Pointing to good examples of well-designed library user experience is something we’ll always want to do here at DBL. This post is not exactly one of those, but it does point you to a good article that shares some useful thoughts and observations about customer service in the library – and as DBL has stated previously, customer service is an important component of any library UX strategy.
The September 1 issue of Library Journal includes an article (the Backtalk Column) titled “Lessons of Good Customer Service” by Amy Fry. What makes this a worthwhile read is that Fry shares her experiences as a member of the Barnes & Noble retail sales force, and how that has influenced her thinking about customer service in her library. One of the observations that caught my attention (and something I’ve commented on previously) was that front-line librarians do indeed have something to sell – so having some qualities of a talented salesperson can contribute to better customer service and library outreach.

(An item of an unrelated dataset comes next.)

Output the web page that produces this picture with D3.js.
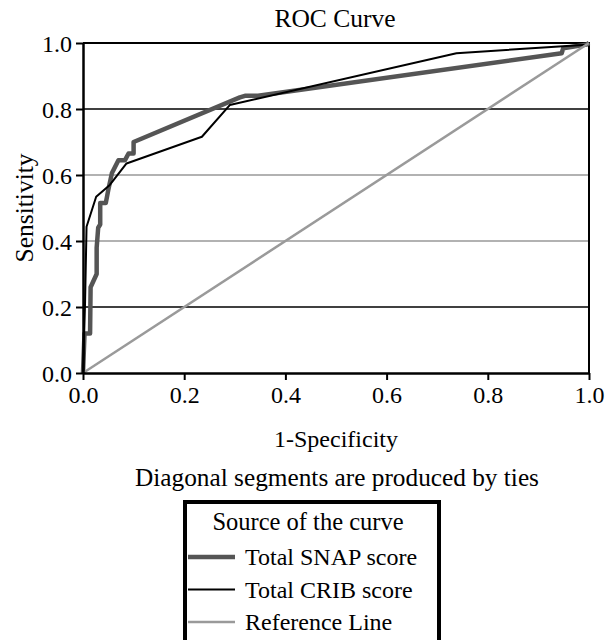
<!DOCTYPE html>
<html>
<head>
<meta charset="utf-8">
<script src="https://cdn.jsdelivr.net/npm/d3@7"></script>
<style>
    body { margin: 0; background: #fff; }
</style>
</head>
<body>
<div id="chart"></div>
<script>
// ROC points: 1-specificity / sensitivity
const snapFpr = [0, 0.003, 0.014, 0.015, 0.027, 0.027, 0.030, 0.034, 0.034, 0.045, 0.050, 0.057, 0.070, 0.083, 0.090, 0.100, 0.100, 0.310, 0.320, 0.346, 0.946, 0.949, 0.995, 1];
const snapTpr = [0, 0.120, 0.120, 0.260, 0.300, 0.380, 0.440, 0.450, 0.515, 0.515, 0.555, 0.605, 0.645, 0.645, 0.665, 0.665, 0.700, 0.835, 0.840, 0.840, 0.969, 0.984, 0.995, 1];

const cribFpr = [0, 0.004, 0.007, 0.026, 0.053, 0.086, 0.235, 0.290, 0.738, 0.995, 1];
const cribTpr = [0, 0.210, 0.443, 0.534, 0.570, 0.635, 0.716, 0.812, 0.969, 0.995, 1];

const refFpr = [0, 1];
const refTpr = [0, 1];

const xTicks = [0, 0.2, 0.4, 0.6, 0.8, 1.0];
const yTicks = [0, 0.2, 0.4, 0.6, 0.8, 1.0];
const legendLabels = ["Total SNAP score", "Total CRIB score", "Reference Line"];
const legendColours = ["#555555", "#000000", "#9a9a9a"];
const legendWidths = [4.5, 2, 2.5];

const serif = "'Liberation Serif', 'DejaVu Serif', serif";

// margin
const margin = { top: 43, right: 26, bottom: 267, left: 83 };
const width = 615 - margin.left - margin.right;
const height = 640 - margin.top - margin.bottom;

const svg = d3.select("#chart")
    .append("svg")
    .attr("width", 615)
    .attr("height", 640);

const g = svg.append("g")
    .attr("transform", "translate(" + margin.left + "," + margin.top + ")");

const x = d3.scaleLinear().domain([0, 1]).range([0, width]);
const y = d3.scaleLinear().domain([0, 1]).range([height, 0]);

// gridlines - 0.2 / 0.8 black, 0.4 / 0.6 grey as in the original
g.selectAll(".grid")
    .data(yTicks.filter(d => d > 0 && d < 1))
    .enter()
    .append("line")
    .attr("class", "grid")
    .attr("x1", 0)
    .attr("x2", width)
    .attr("y1", d => y(d))
    .attr("y2", d => y(d))
    .attr("stroke", d => (d === 0.4 || d === 0.6) ? "#999" : "#000")
    .attr("stroke-width", 1.5);

// top and right border
g.append("path")
    .attr("d", "M0," + y(1) + "H" + x(1) + "V" + y(0))
    .attr("fill", "none")
    .attr("stroke", "#000")
    .attr("stroke-width", 2);

// curves
const line = d3.line()
    .x(d => x(d[0]))
    .y(d => y(d[1]));

const series = [
    d3.zip(snapFpr, snapTpr),
    d3.zip(cribFpr, cribTpr),
    d3.zip(refFpr, refTpr)
];

g.selectAll(".curve")
    .data(series)
    .enter()
    .append("path")
    .attr("class", "curve")
    .attr("d", line)
    .attr("fill", "none")
    .attr("stroke", (d, i) => legendColours[i])
    .attr("stroke-width", (d, i) => legendWidths[i])
    .attr("stroke-linejoin", "round");

// axes
const xAxis = g.append("g")
    .attr("transform", "translate(0," + height + ")")
    .call(d3.axisBottom(x).tickValues(xTicks).tickFormat(d3.format(".1f")).tickSize(7).tickSizeOuter(0));

const yAxis = g.append("g")
    .call(d3.axisLeft(y).tickValues(yTicks).tickFormat(d3.format(".1f")).tickSize(7).tickSizeOuter(0));

[xAxis, yAxis].forEach(a => {
    a.attr("font-family", serif).attr("font-size", 24);
    a.select(".domain").attr("stroke-width", 2.5);
    a.selectAll(".tick line").attr("stroke-width", 2);
    a.selectAll(".tick text").style("font-family", serif).style("font-size", "24px").attr("fill", "#000");
});
xAxis.selectAll(".tick text").attr("dy", "0.82em");
yAxis.selectAll(".tick text").attr("dy", "0.35em").attr("x", -11);

// helper for plain labels
function label(parent, tx, ty, str, size, anchor) {
    return parent.append("text")
        .attr("x", tx)
        .attr("y", ty)
        .attr("text-anchor", anchor || "middle")
        .style("font-family", serif)
        .style("font-size", size + "px")
        .text(str);
}

// titles
label(svg, 335, 27, "ROC Curve", 25.5);
label(svg, margin.left + width / 2, 447, "1-Specificity", 24);
label(svg, 0, 0, "Sensitivity", 25.5)
    .attr("transform", "translate(33," + (margin.top + height / 2) + ") rotate(-90)");
label(svg, margin.left + width / 2 + 1, 486, "Diagonal segments are produced by ties", 25.3);

// legend
const legend = svg.append("g")
    .attr("transform", "translate(185,502)");

legend.append("rect")
    .attr("width", 254)
    .attr("height", 160)
    .attr("fill", "#fff")
    .attr("stroke", "#000")
    .attr("stroke-width", 4);

label(legend, 123, 28, "Source of the curve", 24.5);

const rows = legend.selectAll(".row")
    .data(legendLabels)
    .enter()
    .append("g")
    .attr("class", "row")
    .attr("transform", (d, i) => "translate(0," + (55 + i * 32.5) + ")");

rows.append("line")
    .attr("x1", 3)
    .attr("x2", 50)
    .attr("stroke", (d, i) => legendColours[i])
    .attr("stroke-width", (d, i) => legendWidths[i]);

rows.each(function(d) {
    label(d3.select(this), 60, 0, d, 24, "start").attr("dy", "0.35em");
});
</script>
</body>
</html>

Fry also shares some lessons learned from working on the front line in a public library (something I’ve experienced myself quite a few years ago). One of the important ones for delivering good customer service in libraries is understanding how to say no to users. It’s vitally important to have policies, but not when the policies are rigidly followed in order to deny patrons services because it may be inconvenient for staff. Libraries are often too focused on a rules-based culture. Retail organizations like Barnes & Nobles know they wouldn’t stay in business long if they couldn’t do everything possible to say “yes” to customers who need special accommodations.
So while customer service is not in and of itself a user experience, without good customer service at every touchpoint in the library, there is no hope for a better library experience.